## Code that draws figures
_____
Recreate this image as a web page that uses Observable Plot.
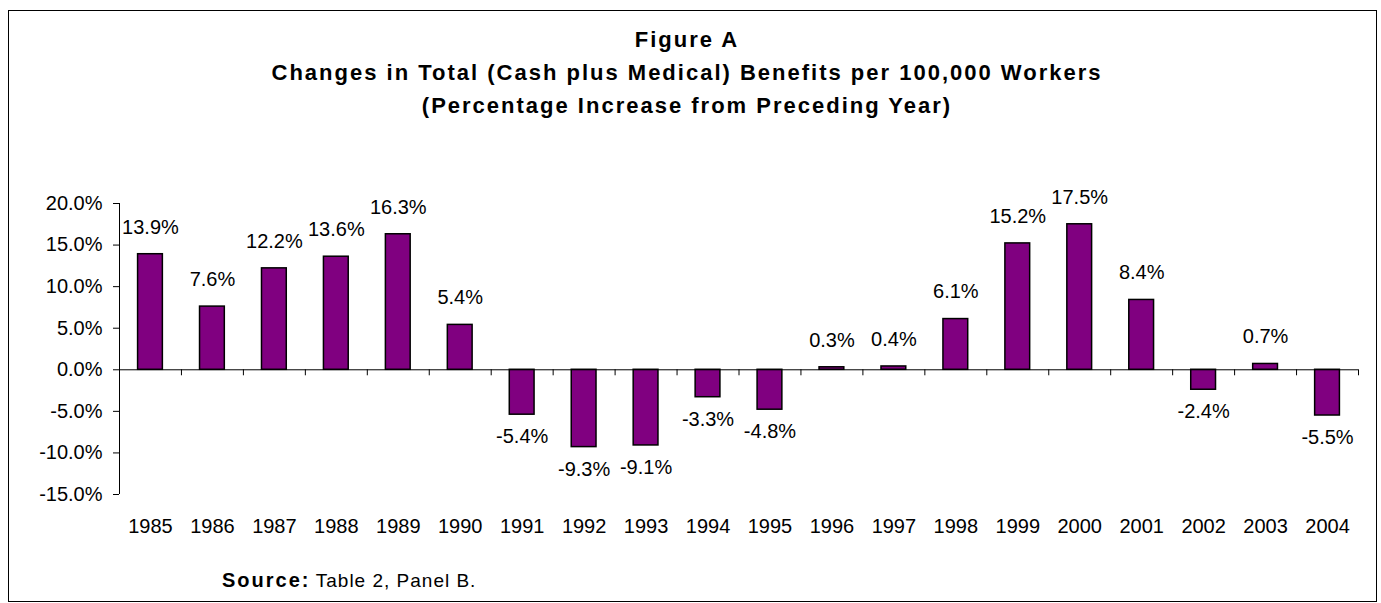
<!DOCTYPE html>
<html>
<head>
<meta charset="utf-8">
<script src="https://cdn.jsdelivr.net/npm/d3@7"></script>
<script src="https://cdn.jsdelivr.net/npm/@observablehq/plot@0.6"></script>
<style>
  html, body { margin: 0; padding: 0; background: #fff; }
  body { width: 1381px; height: 603px; position: relative; overflow: hidden; font-family: "Liberation Sans", Arial, sans-serif; color: #000; }
  #frame { position: absolute; left: 8px; top: 10px; width: 1369px; height: 592px; box-sizing: border-box; border: 1.5px solid #000; }
  #chart { position: absolute; left: 0; top: 0; }
  #title { position: absolute; left: 0; width: 1374px; top: 23.4px; text-align: center; font-weight: bold; font-size: 22px; line-height: 33px; letter-spacing: 2px; }
  #source { position: absolute; left: 222px; top: 570px; font-size: 19px; line-height: 21px; white-space: nowrap; }
  #source b { font-size: 20px; letter-spacing: 2px; }
  #source span { letter-spacing: 1px; }
</style>
</head>
<body>
<div id="frame"></div>
<div id="chart"></div>
<div id="title">Figure A<br>Changes in Total (Cash plus Medical) Benefits per 100,000 Workers<br>(Percentage Increase from Preceding Year)</div>
<div id="source"><b>Source:</b> <span>Table 2, Panel B.</span></div>
<script>
const years = ["1985","1986","1987","1988","1989","1990","1991","1992","1993","1994","1995","1996","1997","1998","1999","2000","2001","2002","2003","2004"];
const changes = [13.9, 7.6, 12.2, 13.6, 16.3, 5.4, -5.4, -9.3, -9.1, -3.3, -4.8, 0.3, 0.4, 6.1, 15.2, 17.5, 8.4, -2.4, 0.7, -5.5];
const yTicks = [-15, -10, -5, 0, 5, 10, 15, 20];

const data = years.map((year, i) => ({year, value: changes[i]}));

const W = 1381, H = 603, ml = 119, mr = 23, mt = 203, mb = 109;
const step = (W - ml - mr) / years.length;
const pct = d => d.toFixed(1) + "%";

const chart = Plot.plot({
  width: W,
  height: H,
  marginLeft: ml,
  marginRight: mr,
  marginTop: mt,
  marginBottom: mb,
  style: {background: "transparent", fontFamily: "'Liberation Sans', Arial, sans-serif", fontSize: "20px", color: "#000"},
  x: {type: "band", domain: years, paddingInner: 0.6, paddingOuter: 0.3, align: 0.5, round: false},
  y: {domain: [-15, 20]},
  marks: [
    Plot.axisY({ticks: yTicks, tickSize: 6, tickPadding: 11, tickFormat: pct, label: null, fontSize: 20, stroke: "#000"}),
    Plot.axisX({tickSize: 0, tickPadding: 24, label: null, fontSize: 20}),
    Plot.ruleX([years[0]], {y1: -15, y2: 20, dx: -step / 2, stroke: "#000", strokeWidth: 1}),
    Plot.barY(data, {x: "year", y: "value", fill: "#800080", stroke: "#000", strokeWidth: 1.5}),
    Plot.ruleY([0], {stroke: "#000", strokeWidth: 1}),
    Plot.ruleX(years, {x: d => d, y1: 0, y2: 0, insetBottom: -6, dx: -step / 2, stroke: "#000", strokeWidth: 1}),
    Plot.ruleX([years[years.length - 1]], {y1: 0, y2: 0, insetBottom: -6, dx: step / 2, stroke: "#000", strokeWidth: 1}),
    Plot.text(data.filter(d => d.value >= 0), {x: "year", y: "value", text: d => pct(d.value), dy: -27, fontSize: 20, fill: "#000"}),
    Plot.text(data.filter(d => d.value < 0), {x: "year", y: "value", text: d => pct(d.value), dy: 22, fontSize: 20, fill: "#000"})
  ]
});
document.getElementById("chart").appendChild(chart);
</script>
</body>
</html>
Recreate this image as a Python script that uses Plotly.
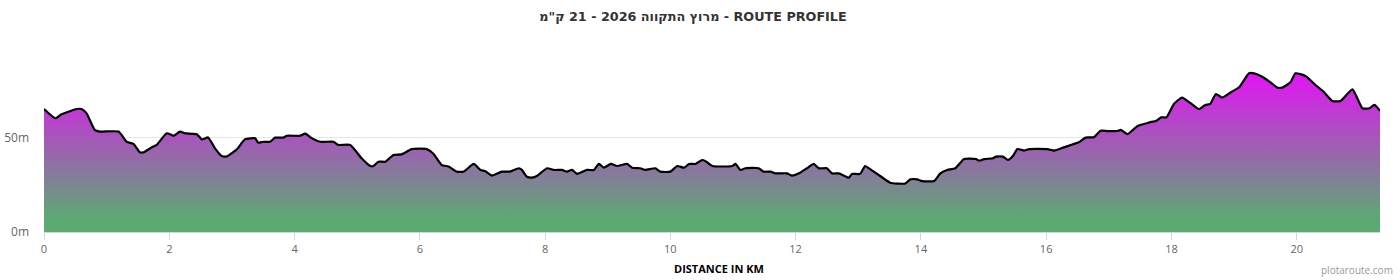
_____
Each entry above should be reproduced exactly, with the pictures removed.

Recreate this image as a web page that uses Observable Plot.
<!DOCTYPE html>
<html>
<head>
<meta charset="utf-8">
<script src="https://cdn.jsdelivr.net/npm/d3@7"></script>
<script src="https://cdn.jsdelivr.net/npm/@observablehq/plot@0.6"></script>
<style>
  html, body { margin: 0; padding: 0; background: #fff; }
  body { width: 1381px; height: 603px; position: relative; overflow: hidden; font-family: "Liberation Sans", Arial, sans-serif; color: #000; }
  #frame { position: absolute; left: 8px; top: 10px; width: 1369px; height: 592px; box-sizing: border-box; border: 1.5px solid #000; }
  #chart { position: absolute; left: 0; top: 0; }
  #title { position: absolute; left: 0; width: 1374px; top: 23.4px; text-align: center; font-weight: bold; font-size: 22px; line-height: 33px; letter-spacing: 2px; }
  #source { position: absolute; left: 222px; top: 570px; font-size: 19px; line-height: 21px; white-space: nowrap; }
  #source b { font-size: 20px; letter-spacing: 2px; }
  #source span { letter-spacing: 1px; }
</style>
</head>
<body>
<div id="frame"></div>
<div id="chart"></div>
<div id="title">Figure A<br>Changes in Total (Cash plus Medical) Benefits per 100,000 Workers<br>(Percentage Increase from Preceding Year)</div>
<div id="source"><b>Source:</b> <span>Table 2, Panel B.</span></div>
<script>
const years = ["1985","1986","1987","1988","1989","1990","1991","1992","1993","1994","1995","1996","1997","1998","1999","2000","2001","2002","2003","2004"];
const changes = [13.9, 7.6, 12.2, 13.6, 16.3, 5.4, -5.4, -9.3, -9.1, -3.3, -4.8, 0.3, 0.4, 6.1, 15.2, 17.5, 8.4, -2.4, 0.7, -5.5];
const yTicks = [-15, -10, -5, 0, 5, 10, 15, 20];

const data = years.map((year, i) => ({year, value: changes[i]}));

const W = 1381, H = 603, ml = 119, mr = 23, mt = 203, mb = 109;
const step = (W - ml - mr) / years.length;
const pct = d => d.toFixed(1) + "%";

const chart = Plot.plot({
  width: W,
  height: H,
  marginLeft: ml,
  marginRight: mr,
  marginTop: mt,
  marginBottom: mb,
  style: {background: "transparent", fontFamily: "'Liberation Sans', Arial, sans-serif", fontSize: "20px", color: "#000"},
  x: {type: "band", domain: years, paddingInner: 0.6, paddingOuter: 0.3, align: 0.5, round: false},
  y: {domain: [-15, 20]},
  marks: [
    Plot.axisY({ticks: yTicks, tickSize: 6, tickPadding: 11, tickFormat: pct, label: null, fontSize: 20, stroke: "#000"}),
    Plot.axisX({tickSize: 0, tickPadding: 24, label: null, fontSize: 20}),
    Plot.ruleX([years[0]], {y1: -15, y2: 20, dx: -step / 2, stroke: "#000", strokeWidth: 1}),
    Plot.barY(data, {x: "year", y: "value", fill: "#800080", stroke: "#000", strokeWidth: 1.5}),
    Plot.ruleY([0], {stroke: "#000", strokeWidth: 1}),
    Plot.ruleX(years, {x: d => d, y1: 0, y2: 0, insetBottom: -6, dx: -step / 2, stroke: "#000", strokeWidth: 1}),
    Plot.ruleX([years[years.length - 1]], {y1: 0, y2: 0, insetBottom: -6, dx: step / 2, stroke: "#000", strokeWidth: 1}),
    Plot.text(data.filter(d => d.value >= 0), {x: "year", y: "value", text: d => pct(d.value), dy: -27, fontSize: 20, fill: "#000"}),
    Plot.text(data.filter(d => d.value < 0), {x: "year", y: "value", text: d => pct(d.value), dy: 22, fontSize: 20, fill: "#000"})
  ]
});
document.getElementById("chart").appendChild(chart);
</script>
</body>
</html>
Recreate this image as a Python script that uses Plotly.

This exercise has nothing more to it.